**Objective:** All lines below must be repeated exactly, with the pictures omitted.

* Begin Stored data *

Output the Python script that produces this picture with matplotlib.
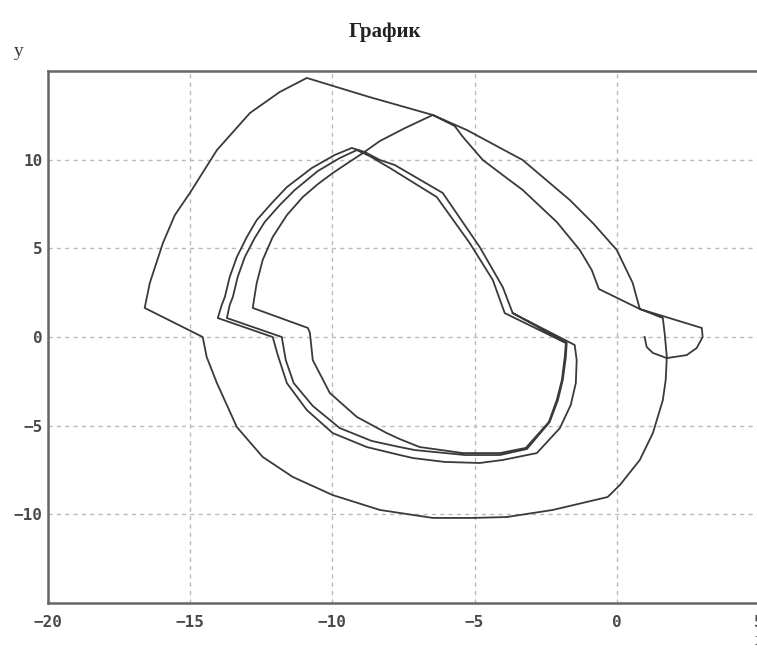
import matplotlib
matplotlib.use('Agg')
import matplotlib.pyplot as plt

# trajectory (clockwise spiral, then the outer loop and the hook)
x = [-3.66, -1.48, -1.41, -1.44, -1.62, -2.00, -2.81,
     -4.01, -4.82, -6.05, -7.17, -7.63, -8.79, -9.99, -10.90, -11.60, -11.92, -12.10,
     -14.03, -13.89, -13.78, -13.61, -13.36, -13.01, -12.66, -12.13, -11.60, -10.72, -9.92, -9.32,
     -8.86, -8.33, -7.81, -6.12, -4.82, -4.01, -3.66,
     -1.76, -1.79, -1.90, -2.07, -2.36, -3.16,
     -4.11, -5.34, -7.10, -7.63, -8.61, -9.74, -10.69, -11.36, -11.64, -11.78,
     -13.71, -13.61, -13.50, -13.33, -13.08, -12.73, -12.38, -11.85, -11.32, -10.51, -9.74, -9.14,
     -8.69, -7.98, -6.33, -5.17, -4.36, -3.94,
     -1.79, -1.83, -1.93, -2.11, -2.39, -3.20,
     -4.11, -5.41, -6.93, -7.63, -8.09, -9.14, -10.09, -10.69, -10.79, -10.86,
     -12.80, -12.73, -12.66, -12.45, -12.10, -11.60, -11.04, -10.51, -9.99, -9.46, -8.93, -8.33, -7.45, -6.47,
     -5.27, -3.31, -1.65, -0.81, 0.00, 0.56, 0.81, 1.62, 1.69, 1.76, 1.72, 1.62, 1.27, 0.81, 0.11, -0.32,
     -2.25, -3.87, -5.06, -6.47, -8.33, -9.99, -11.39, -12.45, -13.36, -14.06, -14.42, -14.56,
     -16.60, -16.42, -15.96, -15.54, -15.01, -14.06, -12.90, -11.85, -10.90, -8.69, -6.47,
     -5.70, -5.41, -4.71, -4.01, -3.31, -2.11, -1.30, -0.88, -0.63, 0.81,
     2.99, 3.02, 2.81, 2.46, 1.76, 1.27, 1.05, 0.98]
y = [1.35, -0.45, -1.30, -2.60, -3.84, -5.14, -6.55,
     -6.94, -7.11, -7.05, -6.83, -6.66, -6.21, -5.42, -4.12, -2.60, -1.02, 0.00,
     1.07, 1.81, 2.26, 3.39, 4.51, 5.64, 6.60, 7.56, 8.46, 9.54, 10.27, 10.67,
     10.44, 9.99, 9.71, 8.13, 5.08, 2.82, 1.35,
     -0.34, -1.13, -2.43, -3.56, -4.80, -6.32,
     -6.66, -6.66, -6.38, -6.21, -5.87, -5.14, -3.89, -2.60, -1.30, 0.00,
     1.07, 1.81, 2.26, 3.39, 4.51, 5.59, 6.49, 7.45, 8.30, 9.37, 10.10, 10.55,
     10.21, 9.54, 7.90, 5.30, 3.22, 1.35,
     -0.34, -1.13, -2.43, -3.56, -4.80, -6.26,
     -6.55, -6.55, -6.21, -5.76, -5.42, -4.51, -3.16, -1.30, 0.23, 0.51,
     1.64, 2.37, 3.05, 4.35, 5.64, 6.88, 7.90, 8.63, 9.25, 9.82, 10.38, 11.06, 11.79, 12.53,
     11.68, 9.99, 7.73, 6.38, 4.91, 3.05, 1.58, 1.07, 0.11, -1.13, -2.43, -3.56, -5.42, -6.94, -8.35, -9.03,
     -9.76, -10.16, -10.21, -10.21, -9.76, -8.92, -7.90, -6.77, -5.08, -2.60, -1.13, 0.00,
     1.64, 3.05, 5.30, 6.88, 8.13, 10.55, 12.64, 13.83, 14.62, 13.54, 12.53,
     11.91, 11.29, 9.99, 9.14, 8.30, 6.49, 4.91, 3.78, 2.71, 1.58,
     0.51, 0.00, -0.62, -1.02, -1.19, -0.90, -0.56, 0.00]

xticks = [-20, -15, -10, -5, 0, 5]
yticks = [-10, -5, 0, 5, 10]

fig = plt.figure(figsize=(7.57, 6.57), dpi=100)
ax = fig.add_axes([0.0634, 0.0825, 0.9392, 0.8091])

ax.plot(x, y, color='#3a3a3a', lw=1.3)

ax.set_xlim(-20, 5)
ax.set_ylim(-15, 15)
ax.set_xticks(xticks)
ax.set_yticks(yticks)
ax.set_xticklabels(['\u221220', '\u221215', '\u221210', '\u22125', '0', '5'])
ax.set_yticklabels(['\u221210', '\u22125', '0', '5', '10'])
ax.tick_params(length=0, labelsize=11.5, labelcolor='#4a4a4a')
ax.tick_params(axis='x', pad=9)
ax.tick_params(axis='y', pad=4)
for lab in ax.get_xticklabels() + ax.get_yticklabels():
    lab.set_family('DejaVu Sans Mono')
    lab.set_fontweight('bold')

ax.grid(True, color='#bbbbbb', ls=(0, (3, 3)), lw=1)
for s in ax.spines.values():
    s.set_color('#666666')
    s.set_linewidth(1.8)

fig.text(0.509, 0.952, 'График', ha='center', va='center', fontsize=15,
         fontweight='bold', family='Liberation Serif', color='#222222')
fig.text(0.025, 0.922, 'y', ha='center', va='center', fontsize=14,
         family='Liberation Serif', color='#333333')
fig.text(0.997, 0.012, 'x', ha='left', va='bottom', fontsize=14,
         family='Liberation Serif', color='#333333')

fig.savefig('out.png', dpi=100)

* End Stored data *

**Final answer:**
Output the Python script that produces this picture with matplotlib.
import matplotlib
matplotlib.use('Agg')
import matplotlib.pyplot as plt

# trajectory (clockwise spiral, then the outer loop and the hook)
x = [-3.66, -1.48, -1.41, -1.44, -1.62, -2.00, -2.81,
     -4.01, -4.82, -6.05, -7.17, -7.63, -8.79, -9.99, -10.90, -11.60, -11.92, -12.10,
     -14.03, -13.89, -13.78, -13.61, -13.36, -13.01, -12.66, -12.13, -11.60, -10.72, -9.92, -9.32,
     -8.86, -8.33, -7.81, -6.12, -4.82, -4.01, -3.66,
     -1.76, -1.79, -1.90, -2.07, -2.36, -3.16,
     -4.11, -5.34, -7.10, -7.63, -8.61, -9.74, -10.69, -11.36, -11.64, -11.78,
     -13.71, -13.61, -13.50, -13.33, -13.08, -12.73, -12.38, -11.85, -11.32, -10.51, -9.74, -9.14,
     -8.69, -7.98, -6.33, -5.17, -4.36, -3.94,
     -1.79, -1.83, -1.93, -2.11, -2.39, -3.20,
     -4.11, -5.41, -6.93, -7.63, -8.09, -9.14, -10.09, -10.69, -10.79, -10.86,
     -12.80, -12.73, -12.66, -12.45, -12.10, -11.60, -11.04, -10.51, -9.99, -9.46, -8.93, -8.33, -7.45, -6.47,
     -5.27, -3.31, -1.65, -0.81, 0.00, 0.56, 0.81, 1.62, 1.69, 1.76, 1.72, 1.62, 1.27, 0.81, 0.11, -0.32,
     -2.25, -3.87, -5.06, -6.47, -8.33, -9.99, -11.39, -12.45, -13.36, -14.06, -14.42, -14.56,
     -16.60, -16.42, -15.96, -15.54, -15.01, -14.06, -12.90, -11.85, -10.90, -8.69, -6.47,
     -5.70, -5.41, -4.71, -4.01, -3.31, -2.11, -1.30, -0.88, -0.63, 0.81,
     2.99, 3.02, 2.81, 2.46, 1.76, 1.27, 1.05, 0.98]
y = [1.35, -0.45, -1.30, -2.60, -3.84, -5.14, -6.55,
     -6.94, -7.11, -7.05, -6.83, -6.66, -6.21, -5.42, -4.12, -2.60, -1.02, 0.00,
     1.07, 1.81, 2.26, 3.39, 4.51, 5.64, 6.60, 7.56, 8.46, 9.54, 10.27, 10.67,
     10.44, 9.99, 9.71, 8.13, 5.08, 2.82, 1.35,
     -0.34, -1.13, -2.43, -3.56, -4.80, -6.32,
     -6.66, -6.66, -6.38, -6.21, -5.87, -5.14, -3.89, -2.60, -1.30, 0.00,
     1.07, 1.81, 2.26, 3.39, 4.51, 5.59, 6.49, 7.45, 8.30, 9.37, 10.10, 10.55,
     10.21, 9.54, 7.90, 5.30, 3.22, 1.35,
     -0.34, -1.13, -2.43, -3.56, -4.80, -6.26,
     -6.55, -6.55, -6.21, -5.76, -5.42, -4.51, -3.16, -1.30, 0.23, 0.51,
     1.64, 2.37, 3.05, 4.35, 5.64, 6.88, 7.90, 8.63, 9.25, 9.82, 10.38, 11.06, 11.79, 12.53,
     11.68, 9.99, 7.73, 6.38, 4.91, 3.05, 1.58, 1.07, 0.11, -1.13, -2.43, -3.56, -5.42, -6.94, -8.35, -9.03,
     -9.76, -10.16, -10.21, -10.21, -9.76, -8.92, -7.90, -6.77, -5.08, -2.60, -1.13, 0.00,
     1.64, 3.05, 5.30, 6.88, 8.13, 10.55, 12.64, 13.83, 14.62, 13.54, 12.53,
     11.91, 11.29, 9.99, 9.14, 8.30, 6.49, 4.91, 3.78, 2.71, 1.58,
     0.51, 0.00, -0.62, -1.02, -1.19, -0.90, -0.56, 0.00]

xticks = [-20, -15, -10, -5, 0, 5]
yticks = [-10, -5, 0, 5, 10]

fig = plt.figure(figsize=(7.57, 6.57), dpi=100)
ax = fig.add_axes([0.0634, 0.0825, 0.9392, 0.8091])

ax.plot(x, y, color='#3a3a3a', lw=1.3)

ax.set_xlim(-20, 5)
ax.set_ylim(-15, 15)
ax.set_xticks(xticks)
ax.set_yticks(yticks)
ax.set_xticklabels(['\u221220', '\u221215', '\u221210', '\u22125', '0', '5'])
ax.set_yticklabels(['\u221210', '\u22125', '0', '5', '10'])
ax.tick_params(length=0, labelsize=11.5, labelcolor='#4a4a4a')
ax.tick_params(axis='x', pad=9)
ax.tick_params(axis='y', pad=4)
for lab in ax.get_xticklabels() + ax.get_yticklabels():
    lab.set_family('DejaVu Sans Mono')
    lab.set_fontweight('bold')

ax.grid(True, color='#bbbbbb', ls=(0, (3, 3)), lw=1)
for s in ax.spines.values():
    s.set_color('#666666')
    s.set_linewidth(1.8)

fig.text(0.509, 0.952, 'График', ha='center', va='center', fontsize=15,
         fontweight='bold', family='Liberation Serif', color='#222222')
fig.text(0.025, 0.922, 'y', ha='center', va='center', fontsize=14,
         family='Liberation Serif', color='#333333')
fig.text(0.997, 0.012, 'x', ha='left', va='bottom', fontsize=14,
         family='Liberation Serif', color='#333333')

fig.savefig('out.png', dpi=100)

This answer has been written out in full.